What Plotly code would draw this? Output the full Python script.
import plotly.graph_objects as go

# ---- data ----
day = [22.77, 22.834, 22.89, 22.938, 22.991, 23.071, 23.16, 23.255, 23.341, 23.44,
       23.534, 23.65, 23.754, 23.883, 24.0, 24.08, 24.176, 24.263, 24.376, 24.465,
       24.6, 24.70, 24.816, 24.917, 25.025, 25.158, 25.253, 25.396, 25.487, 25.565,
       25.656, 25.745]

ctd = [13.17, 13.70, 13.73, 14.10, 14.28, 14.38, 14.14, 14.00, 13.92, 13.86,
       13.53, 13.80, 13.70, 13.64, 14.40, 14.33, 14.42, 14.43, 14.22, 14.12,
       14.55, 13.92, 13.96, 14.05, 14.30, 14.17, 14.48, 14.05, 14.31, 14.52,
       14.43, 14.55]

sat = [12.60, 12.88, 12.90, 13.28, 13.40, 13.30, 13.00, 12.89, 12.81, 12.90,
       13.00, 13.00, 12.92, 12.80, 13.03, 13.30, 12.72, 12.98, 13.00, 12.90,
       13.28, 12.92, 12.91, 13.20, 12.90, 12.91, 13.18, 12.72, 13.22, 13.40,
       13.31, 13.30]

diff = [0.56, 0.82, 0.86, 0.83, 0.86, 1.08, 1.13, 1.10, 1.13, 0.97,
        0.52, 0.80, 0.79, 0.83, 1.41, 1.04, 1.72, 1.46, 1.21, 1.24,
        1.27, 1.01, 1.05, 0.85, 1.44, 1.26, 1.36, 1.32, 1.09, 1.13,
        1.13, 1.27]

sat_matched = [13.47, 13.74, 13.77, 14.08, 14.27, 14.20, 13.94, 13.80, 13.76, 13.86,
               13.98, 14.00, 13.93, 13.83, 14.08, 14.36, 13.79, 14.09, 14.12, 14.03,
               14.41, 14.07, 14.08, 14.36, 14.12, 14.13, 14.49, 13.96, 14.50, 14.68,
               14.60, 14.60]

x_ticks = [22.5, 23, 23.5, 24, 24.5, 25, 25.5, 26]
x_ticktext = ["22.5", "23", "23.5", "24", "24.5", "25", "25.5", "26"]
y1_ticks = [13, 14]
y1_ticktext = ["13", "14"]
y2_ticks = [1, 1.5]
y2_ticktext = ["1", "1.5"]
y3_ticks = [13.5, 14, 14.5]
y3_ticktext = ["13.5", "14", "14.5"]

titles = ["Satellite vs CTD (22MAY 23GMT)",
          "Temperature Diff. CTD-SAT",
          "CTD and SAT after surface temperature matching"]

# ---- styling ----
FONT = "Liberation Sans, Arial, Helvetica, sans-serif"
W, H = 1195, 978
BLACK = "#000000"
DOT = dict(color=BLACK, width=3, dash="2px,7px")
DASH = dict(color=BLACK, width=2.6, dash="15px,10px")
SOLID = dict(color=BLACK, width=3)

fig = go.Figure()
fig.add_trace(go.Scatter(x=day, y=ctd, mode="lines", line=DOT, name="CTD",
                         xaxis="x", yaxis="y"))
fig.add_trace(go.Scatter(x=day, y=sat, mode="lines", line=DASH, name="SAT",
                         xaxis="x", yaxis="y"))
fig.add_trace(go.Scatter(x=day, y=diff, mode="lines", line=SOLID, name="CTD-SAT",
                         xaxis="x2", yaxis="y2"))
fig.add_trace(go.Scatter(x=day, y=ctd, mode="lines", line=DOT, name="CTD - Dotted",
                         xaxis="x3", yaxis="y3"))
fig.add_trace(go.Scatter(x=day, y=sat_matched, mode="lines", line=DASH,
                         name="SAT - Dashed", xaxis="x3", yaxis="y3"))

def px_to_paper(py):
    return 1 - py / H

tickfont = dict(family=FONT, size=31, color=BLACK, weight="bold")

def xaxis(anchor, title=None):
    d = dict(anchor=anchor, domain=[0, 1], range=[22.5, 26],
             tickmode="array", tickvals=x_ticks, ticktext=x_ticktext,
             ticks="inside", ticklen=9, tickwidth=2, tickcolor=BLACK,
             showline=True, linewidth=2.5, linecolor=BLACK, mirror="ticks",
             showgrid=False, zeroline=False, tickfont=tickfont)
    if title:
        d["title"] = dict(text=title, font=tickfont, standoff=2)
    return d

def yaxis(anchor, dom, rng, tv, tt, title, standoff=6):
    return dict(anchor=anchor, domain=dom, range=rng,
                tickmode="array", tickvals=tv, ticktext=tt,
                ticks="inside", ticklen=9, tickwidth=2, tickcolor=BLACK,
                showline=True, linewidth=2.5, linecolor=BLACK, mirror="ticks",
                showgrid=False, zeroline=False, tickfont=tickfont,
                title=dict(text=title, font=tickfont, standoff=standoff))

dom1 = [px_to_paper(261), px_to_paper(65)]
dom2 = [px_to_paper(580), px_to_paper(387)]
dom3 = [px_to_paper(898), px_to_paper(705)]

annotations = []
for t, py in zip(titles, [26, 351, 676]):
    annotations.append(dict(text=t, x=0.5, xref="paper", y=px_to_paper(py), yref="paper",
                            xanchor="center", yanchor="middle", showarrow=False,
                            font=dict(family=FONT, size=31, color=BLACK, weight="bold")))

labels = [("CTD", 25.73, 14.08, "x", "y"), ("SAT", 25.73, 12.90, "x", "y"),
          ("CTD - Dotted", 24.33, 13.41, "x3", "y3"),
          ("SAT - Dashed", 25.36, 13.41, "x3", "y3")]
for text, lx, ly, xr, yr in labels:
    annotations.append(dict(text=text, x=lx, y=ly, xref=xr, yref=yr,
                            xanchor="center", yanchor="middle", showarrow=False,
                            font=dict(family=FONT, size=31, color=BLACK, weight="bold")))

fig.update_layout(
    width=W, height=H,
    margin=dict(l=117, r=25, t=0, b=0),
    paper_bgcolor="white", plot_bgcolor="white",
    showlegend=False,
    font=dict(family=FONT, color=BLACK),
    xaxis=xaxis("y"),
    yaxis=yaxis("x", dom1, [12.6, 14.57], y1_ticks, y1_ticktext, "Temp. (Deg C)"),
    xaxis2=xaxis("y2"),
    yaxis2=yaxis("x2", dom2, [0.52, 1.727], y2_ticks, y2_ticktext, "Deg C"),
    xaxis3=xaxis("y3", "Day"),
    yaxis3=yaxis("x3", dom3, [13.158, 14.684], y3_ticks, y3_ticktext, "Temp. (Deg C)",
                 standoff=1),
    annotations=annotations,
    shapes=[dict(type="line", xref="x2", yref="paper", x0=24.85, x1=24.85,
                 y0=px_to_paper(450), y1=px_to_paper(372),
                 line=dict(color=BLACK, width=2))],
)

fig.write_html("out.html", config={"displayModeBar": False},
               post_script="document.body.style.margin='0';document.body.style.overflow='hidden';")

+ + +

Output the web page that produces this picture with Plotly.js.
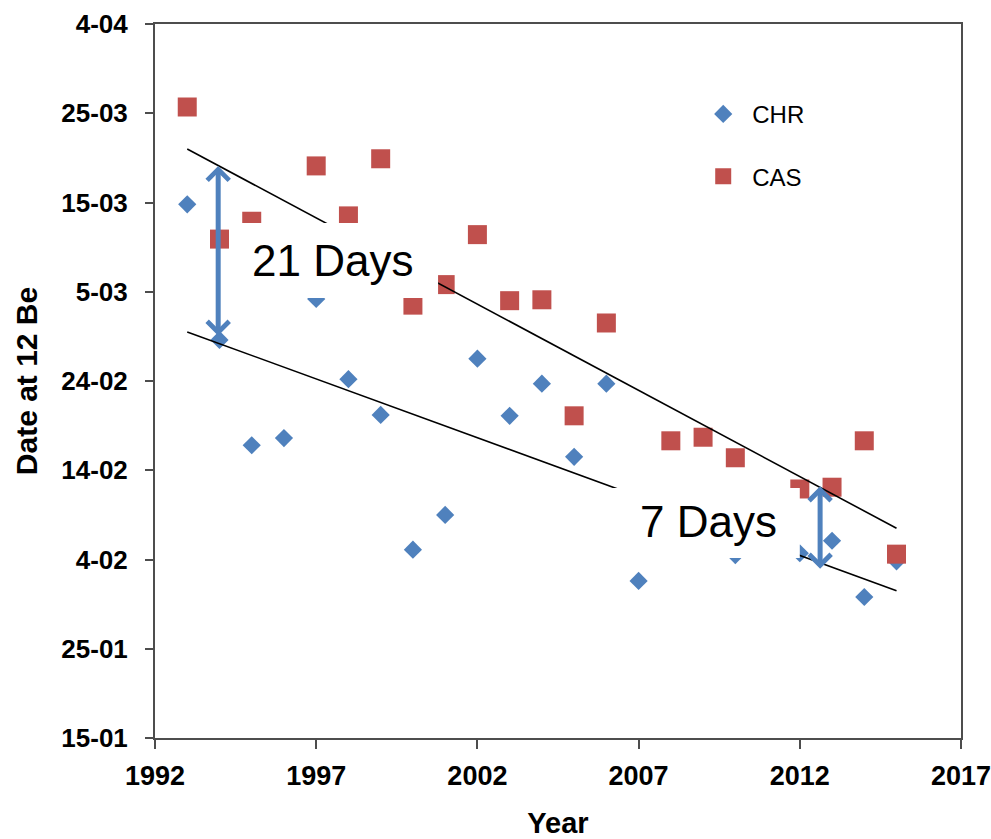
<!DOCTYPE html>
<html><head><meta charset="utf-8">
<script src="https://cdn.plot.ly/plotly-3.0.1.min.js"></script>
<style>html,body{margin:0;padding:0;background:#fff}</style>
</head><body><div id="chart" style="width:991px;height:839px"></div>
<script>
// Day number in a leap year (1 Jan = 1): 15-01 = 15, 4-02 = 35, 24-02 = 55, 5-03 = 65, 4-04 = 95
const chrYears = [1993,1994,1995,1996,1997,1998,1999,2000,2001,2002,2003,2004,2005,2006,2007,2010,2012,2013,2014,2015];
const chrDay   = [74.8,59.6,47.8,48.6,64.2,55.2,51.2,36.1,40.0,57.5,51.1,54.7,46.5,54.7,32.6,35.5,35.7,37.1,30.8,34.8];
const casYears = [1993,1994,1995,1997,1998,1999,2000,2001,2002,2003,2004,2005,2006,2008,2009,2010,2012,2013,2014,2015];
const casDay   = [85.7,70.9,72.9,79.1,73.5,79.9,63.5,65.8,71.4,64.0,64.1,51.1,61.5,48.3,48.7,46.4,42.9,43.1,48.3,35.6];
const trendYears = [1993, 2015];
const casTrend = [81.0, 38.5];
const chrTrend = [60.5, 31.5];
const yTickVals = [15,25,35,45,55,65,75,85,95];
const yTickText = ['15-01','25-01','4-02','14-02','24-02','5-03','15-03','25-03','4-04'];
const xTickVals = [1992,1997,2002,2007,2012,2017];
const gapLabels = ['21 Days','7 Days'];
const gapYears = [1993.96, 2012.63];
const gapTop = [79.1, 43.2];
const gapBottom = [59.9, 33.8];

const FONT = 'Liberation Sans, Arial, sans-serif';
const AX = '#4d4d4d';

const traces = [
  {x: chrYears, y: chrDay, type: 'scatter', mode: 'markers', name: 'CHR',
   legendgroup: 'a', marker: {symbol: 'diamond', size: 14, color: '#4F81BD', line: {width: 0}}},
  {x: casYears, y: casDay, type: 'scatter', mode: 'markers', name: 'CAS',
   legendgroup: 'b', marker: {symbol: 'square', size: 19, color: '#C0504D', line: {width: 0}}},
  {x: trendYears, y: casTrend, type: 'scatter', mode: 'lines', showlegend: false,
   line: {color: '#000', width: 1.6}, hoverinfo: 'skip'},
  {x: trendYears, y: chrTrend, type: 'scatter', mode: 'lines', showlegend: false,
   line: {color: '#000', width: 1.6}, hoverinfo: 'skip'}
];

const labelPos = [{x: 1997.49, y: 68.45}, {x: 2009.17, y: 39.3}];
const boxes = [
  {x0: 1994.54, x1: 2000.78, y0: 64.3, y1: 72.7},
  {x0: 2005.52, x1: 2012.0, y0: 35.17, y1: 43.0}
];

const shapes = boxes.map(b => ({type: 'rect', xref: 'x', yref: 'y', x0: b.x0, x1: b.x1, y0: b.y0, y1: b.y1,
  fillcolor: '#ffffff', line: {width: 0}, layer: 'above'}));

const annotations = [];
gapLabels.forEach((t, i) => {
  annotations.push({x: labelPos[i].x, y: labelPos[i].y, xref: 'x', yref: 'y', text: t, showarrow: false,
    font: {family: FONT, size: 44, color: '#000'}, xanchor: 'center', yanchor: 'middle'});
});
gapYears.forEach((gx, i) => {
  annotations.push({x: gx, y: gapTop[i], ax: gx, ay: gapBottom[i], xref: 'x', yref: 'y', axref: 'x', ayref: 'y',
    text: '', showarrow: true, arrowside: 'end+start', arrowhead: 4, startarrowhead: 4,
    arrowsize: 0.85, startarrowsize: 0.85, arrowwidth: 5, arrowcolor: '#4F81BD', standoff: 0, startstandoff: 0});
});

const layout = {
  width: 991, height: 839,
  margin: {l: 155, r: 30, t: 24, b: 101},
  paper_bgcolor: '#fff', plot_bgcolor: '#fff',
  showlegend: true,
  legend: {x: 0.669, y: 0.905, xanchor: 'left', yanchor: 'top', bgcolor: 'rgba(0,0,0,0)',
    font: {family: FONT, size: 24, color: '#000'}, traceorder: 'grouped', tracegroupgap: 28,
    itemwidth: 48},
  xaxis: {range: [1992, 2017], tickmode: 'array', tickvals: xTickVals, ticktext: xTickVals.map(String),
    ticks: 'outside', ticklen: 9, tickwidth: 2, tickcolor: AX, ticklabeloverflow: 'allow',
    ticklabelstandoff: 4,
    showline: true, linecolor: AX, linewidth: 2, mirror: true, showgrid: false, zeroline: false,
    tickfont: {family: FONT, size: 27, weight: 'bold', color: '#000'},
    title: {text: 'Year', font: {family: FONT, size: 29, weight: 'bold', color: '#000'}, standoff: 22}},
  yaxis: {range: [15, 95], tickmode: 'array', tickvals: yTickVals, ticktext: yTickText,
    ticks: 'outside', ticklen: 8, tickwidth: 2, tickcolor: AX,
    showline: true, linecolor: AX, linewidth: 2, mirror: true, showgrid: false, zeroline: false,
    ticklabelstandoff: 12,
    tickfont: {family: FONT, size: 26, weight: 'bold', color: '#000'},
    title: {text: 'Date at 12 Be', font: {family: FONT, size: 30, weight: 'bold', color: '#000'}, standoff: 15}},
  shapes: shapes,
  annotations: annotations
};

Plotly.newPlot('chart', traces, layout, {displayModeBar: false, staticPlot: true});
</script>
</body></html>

+ + +

(GOAL)
Leaving out all pictures, set down exactly the lines of the material above, from the line with "Output the web" to the line with "const gapBottom = [59.9, 33.8];" inclusive, and no others.

(REPLY)
Output the web page that produces this picture with Plotly.js.
<!DOCTYPE html>
<html><head><meta charset="utf-8">
<script src="https://cdn.plot.ly/plotly-3.0.1.min.js"></script>
<style>html,body{margin:0;padding:0;background:#fff}</style>
</head><body><div id="chart" style="width:991px;height:839px"></div>
<script>
// Day number in a leap year (1 Jan = 1): 15-01 = 15, 4-02 = 35, 24-02 = 55, 5-03 = 65, 4-04 = 95
const chrYears = [1993,1994,1995,1996,1997,1998,1999,2000,2001,2002,2003,2004,2005,2006,2007,2010,2012,2013,2014,2015];
const chrDay   = [74.8,59.6,47.8,48.6,64.2,55.2,51.2,36.1,40.0,57.5,51.1,54.7,46.5,54.7,32.6,35.5,35.7,37.1,30.8,34.8];
const casYears = [1993,1994,1995,1997,1998,1999,2000,2001,2002,2003,2004,2005,2006,2008,2009,2010,2012,2013,2014,2015];
const casDay   = [85.7,70.9,72.9,79.1,73.5,79.9,63.5,65.8,71.4,64.0,64.1,51.1,61.5,48.3,48.7,46.4,42.9,43.1,48.3,35.6];
const trendYears = [1993, 2015];
const casTrend = [81.0, 38.5];
const chrTrend = [60.5, 31.5];
const yTickVals = [15,25,35,45,55,65,75,85,95];
const yTickText = ['15-01','25-01','4-02','14-02','24-02','5-03','15-03','25-03','4-04'];
const xTickVals = [1992,1997,2002,2007,2012,2017];
const gapLabels = ['21 Days','7 Days'];
const gapYears = [1993.96, 2012.63];
const gapTop = [79.1, 43.2];
const gapBottom = [59.9, 33.8];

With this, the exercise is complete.